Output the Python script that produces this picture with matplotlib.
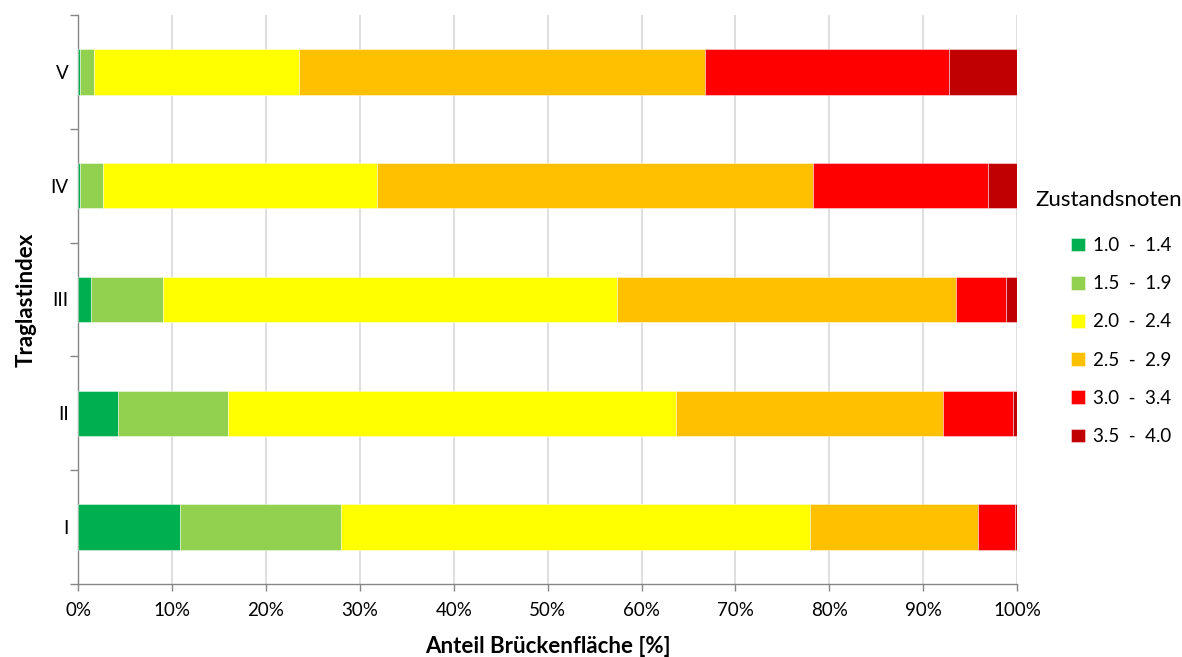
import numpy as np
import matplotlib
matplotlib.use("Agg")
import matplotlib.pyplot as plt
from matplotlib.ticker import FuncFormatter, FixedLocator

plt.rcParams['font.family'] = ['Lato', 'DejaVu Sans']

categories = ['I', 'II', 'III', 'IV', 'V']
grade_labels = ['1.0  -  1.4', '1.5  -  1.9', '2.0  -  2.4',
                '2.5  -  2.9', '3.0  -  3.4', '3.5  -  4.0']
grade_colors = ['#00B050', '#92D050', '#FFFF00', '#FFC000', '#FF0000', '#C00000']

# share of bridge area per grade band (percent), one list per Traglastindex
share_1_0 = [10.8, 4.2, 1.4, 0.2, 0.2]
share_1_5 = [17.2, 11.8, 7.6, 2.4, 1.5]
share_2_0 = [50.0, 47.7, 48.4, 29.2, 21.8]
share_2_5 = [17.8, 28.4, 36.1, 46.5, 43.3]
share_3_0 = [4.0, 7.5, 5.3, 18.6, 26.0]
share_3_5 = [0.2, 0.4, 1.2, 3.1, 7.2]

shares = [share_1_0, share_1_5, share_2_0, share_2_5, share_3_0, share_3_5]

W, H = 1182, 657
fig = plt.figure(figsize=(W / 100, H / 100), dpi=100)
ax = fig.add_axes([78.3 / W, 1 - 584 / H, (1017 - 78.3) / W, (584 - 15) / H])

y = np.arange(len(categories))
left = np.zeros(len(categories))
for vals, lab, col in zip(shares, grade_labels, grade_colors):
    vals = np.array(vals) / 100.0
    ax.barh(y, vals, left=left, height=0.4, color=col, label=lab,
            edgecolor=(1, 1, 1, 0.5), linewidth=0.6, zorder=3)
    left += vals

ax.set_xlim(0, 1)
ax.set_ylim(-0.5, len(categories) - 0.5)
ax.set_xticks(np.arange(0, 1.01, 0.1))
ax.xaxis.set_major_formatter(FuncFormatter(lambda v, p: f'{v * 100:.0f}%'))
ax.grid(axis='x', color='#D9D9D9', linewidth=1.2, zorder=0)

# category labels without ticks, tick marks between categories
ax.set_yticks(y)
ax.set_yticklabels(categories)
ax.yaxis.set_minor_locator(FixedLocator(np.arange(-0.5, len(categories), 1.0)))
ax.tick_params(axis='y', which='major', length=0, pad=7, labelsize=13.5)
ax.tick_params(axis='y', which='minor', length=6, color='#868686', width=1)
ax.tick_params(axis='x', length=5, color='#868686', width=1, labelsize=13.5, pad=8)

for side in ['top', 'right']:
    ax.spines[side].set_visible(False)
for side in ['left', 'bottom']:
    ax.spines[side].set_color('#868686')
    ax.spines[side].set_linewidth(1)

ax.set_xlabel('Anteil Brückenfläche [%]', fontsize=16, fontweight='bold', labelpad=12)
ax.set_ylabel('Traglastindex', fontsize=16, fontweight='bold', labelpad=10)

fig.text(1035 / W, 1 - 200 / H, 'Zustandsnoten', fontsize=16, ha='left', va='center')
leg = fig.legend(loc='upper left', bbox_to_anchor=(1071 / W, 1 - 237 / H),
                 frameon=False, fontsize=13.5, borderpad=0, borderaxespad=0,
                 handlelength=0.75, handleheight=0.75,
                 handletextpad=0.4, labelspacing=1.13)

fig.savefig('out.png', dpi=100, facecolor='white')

### WHAT TO PRODUCE
From the first line of the listing above, repeat every line through the one holding "share_3_5 = [0.2, 0.4, 1.2, 3.1, 7.2]". Both ends count, and pictures stay out.

### RESULT
Output the Python script that produces this picture with matplotlib.
import numpy as np
import matplotlib
matplotlib.use("Agg")
import matplotlib.pyplot as plt
from matplotlib.ticker import FuncFormatter, FixedLocator

plt.rcParams['font.family'] = ['Lato', 'DejaVu Sans']

categories = ['I', 'II', 'III', 'IV', 'V']
grade_labels = ['1.0  -  1.4', '1.5  -  1.9', '2.0  -  2.4',
                '2.5  -  2.9', '3.0  -  3.4', '3.5  -  4.0']
grade_colors = ['#00B050', '#92D050', '#FFFF00', '#FFC000', '#FF0000', '#C00000']

# share of bridge area per grade band (percent), one list per Traglastindex
share_1_0 = [10.8, 4.2, 1.4, 0.2, 0.2]
share_1_5 = [17.2, 11.8, 7.6, 2.4, 1.5]
share_2_0 = [50.0, 47.7, 48.4, 29.2, 21.8]
share_2_5 = [17.8, 28.4, 36.1, 46.5, 43.3]
share_3_0 = [4.0, 7.5, 5.3, 18.6, 26.0]
share_3_5 = [0.2, 0.4, 1.2, 3.1, 7.2]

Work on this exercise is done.